* START *

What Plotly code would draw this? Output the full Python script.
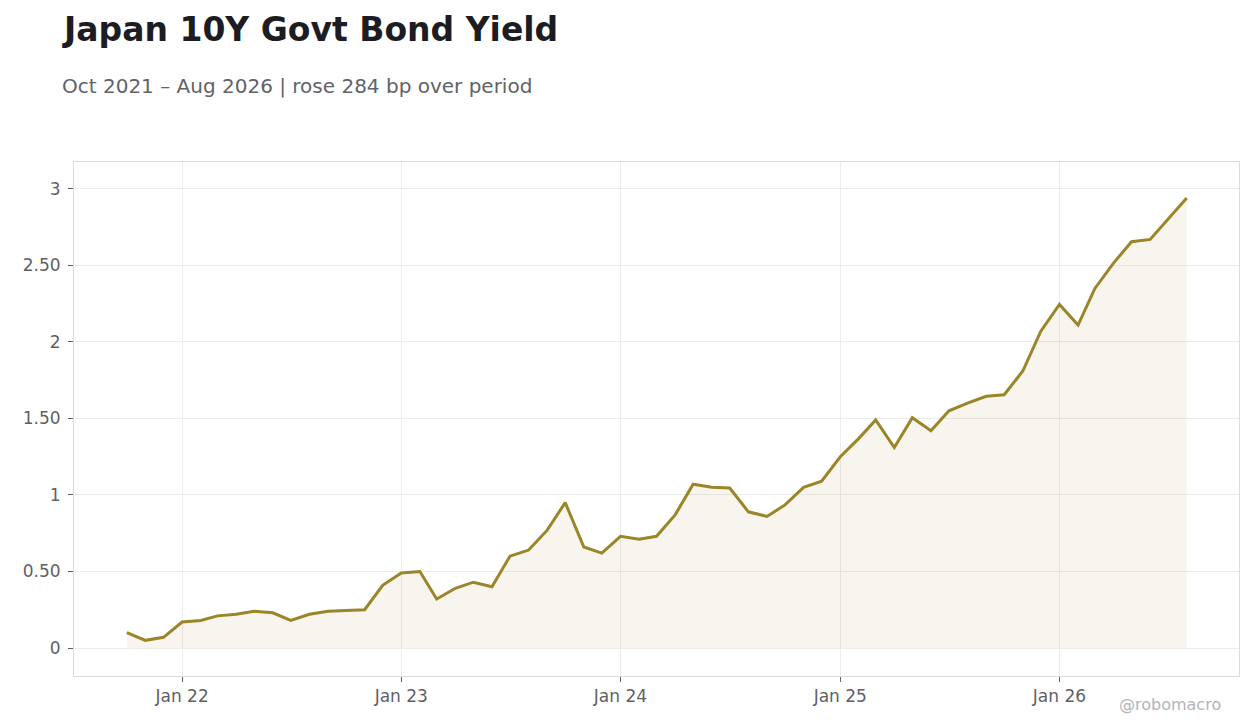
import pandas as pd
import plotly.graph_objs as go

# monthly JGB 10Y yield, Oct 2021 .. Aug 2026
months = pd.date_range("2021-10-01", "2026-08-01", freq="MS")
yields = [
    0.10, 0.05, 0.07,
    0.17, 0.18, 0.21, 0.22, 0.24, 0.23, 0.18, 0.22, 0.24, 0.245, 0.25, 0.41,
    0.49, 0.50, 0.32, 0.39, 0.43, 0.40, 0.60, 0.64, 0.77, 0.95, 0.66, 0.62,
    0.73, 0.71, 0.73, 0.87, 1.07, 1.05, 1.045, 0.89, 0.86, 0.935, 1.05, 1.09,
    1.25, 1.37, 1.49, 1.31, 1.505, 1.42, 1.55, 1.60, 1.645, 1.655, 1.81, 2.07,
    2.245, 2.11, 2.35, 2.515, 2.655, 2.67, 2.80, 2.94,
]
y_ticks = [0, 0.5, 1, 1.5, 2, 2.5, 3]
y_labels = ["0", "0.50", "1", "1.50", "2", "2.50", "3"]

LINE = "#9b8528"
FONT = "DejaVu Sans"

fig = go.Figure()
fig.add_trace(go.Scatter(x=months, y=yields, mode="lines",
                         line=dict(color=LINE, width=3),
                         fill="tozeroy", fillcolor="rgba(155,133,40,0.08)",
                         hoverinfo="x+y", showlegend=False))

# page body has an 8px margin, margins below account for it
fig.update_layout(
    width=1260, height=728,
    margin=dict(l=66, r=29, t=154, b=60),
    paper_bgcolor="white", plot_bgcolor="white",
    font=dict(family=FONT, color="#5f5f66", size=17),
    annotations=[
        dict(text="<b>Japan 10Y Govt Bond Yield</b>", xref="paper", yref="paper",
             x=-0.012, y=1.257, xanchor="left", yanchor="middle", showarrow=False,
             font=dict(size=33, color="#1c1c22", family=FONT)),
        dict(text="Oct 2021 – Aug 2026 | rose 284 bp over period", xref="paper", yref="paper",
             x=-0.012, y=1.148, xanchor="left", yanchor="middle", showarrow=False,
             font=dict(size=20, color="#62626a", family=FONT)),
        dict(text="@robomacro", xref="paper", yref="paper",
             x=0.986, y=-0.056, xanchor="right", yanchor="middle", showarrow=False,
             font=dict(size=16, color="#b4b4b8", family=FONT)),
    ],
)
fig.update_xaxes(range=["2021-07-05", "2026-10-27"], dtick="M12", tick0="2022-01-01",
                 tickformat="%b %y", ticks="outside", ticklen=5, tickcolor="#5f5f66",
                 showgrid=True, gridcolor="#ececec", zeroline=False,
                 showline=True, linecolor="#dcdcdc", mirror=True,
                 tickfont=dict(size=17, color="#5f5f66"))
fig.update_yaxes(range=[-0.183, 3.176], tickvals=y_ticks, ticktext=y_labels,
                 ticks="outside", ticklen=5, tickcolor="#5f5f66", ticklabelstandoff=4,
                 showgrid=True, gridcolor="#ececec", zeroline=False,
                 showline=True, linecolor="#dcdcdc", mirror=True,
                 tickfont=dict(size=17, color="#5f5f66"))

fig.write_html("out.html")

* END *

## Required task
Reproduce the full listing faithfully, but do not carry over any pictures.

## Completed exercise
What Plotly code would draw this? Output the full Python script.
import pandas as pd
import plotly.graph_objs as go

# monthly JGB 10Y yield, Oct 2021 .. Aug 2026
months = pd.date_range("2021-10-01", "2026-08-01", freq="MS")
yields = [
    0.10, 0.05, 0.07,
    0.17, 0.18, 0.21, 0.22, 0.24, 0.23, 0.18, 0.22, 0.24, 0.245, 0.25, 0.41,
    0.49, 0.50, 0.32, 0.39, 0.43, 0.40, 0.60, 0.64, 0.77, 0.95, 0.66, 0.62,
    0.73, 0.71, 0.73, 0.87, 1.07, 1.05, 1.045, 0.89, 0.86, 0.935, 1.05, 1.09,
    1.25, 1.37, 1.49, 1.31, 1.505, 1.42, 1.55, 1.60, 1.645, 1.655, 1.81, 2.07,
    2.245, 2.11, 2.35, 2.515, 2.655, 2.67, 2.80, 2.94,
]
y_ticks = [0, 0.5, 1, 1.5, 2, 2.5, 3]
y_labels = ["0", "0.50", "1", "1.50", "2", "2.50", "3"]

LINE = "#9b8528"
FONT = "DejaVu Sans"

fig = go.Figure()
fig.add_trace(go.Scatter(x=months, y=yields, mode="lines",
                         line=dict(color=LINE, width=3),
                         fill="tozeroy", fillcolor="rgba(155,133,40,0.08)",
                         hoverinfo="x+y", showlegend=False))

# page body has an 8px margin, margins below account for it
fig.update_layout(
    width=1260, height=728,
    margin=dict(l=66, r=29, t=154, b=60),
    paper_bgcolor="white", plot_bgcolor="white",
    font=dict(family=FONT, color="#5f5f66", size=17),
    annotations=[
        dict(text="<b>Japan 10Y Govt Bond Yield</b>", xref="paper", yref="paper",
             x=-0.012, y=1.257, xanchor="left", yanchor="middle", showarrow=False,
             font=dict(size=33, color="#1c1c22", family=FONT)),
        dict(text="Oct 2021 – Aug 2026 | rose 284 bp over period", xref="paper", yref="paper",
             x=-0.012, y=1.148, xanchor="left", yanchor="middle", showarrow=False,
             font=dict(size=20, color="#62626a", family=FONT)),
        dict(text="@robomacro", xref="paper", yref="paper",
             x=0.986, y=-0.056, xanchor="right", yanchor="middle", showarrow=False,
             font=dict(size=16, color="#b4b4b8", family=FONT)),
    ],
)
fig.update_xaxes(range=["2021-07-05", "2026-10-27"], dtick="M12", tick0="2022-01-01",
                 tickformat="%b %y", ticks="outside", ticklen=5, tickcolor="#5f5f66",
                 showgrid=True, gridcolor="#ececec", zeroline=False,
                 showline=True, linecolor="#dcdcdc", mirror=True,
                 tickfont=dict(size=17, color="#5f5f66"))
fig.update_yaxes(range=[-0.183, 3.176], tickvals=y_ticks, ticktext=y_labels,
                 ticks="outside", ticklen=5, tickcolor="#5f5f66", ticklabelstandoff=4,
                 showgrid=True, gridcolor="#ececec", zeroline=False,
                 showline=True, linecolor="#dcdcdc", mirror=True,
                 tickfont=dict(size=17, color="#5f5f66"))

fig.write_html("out.html")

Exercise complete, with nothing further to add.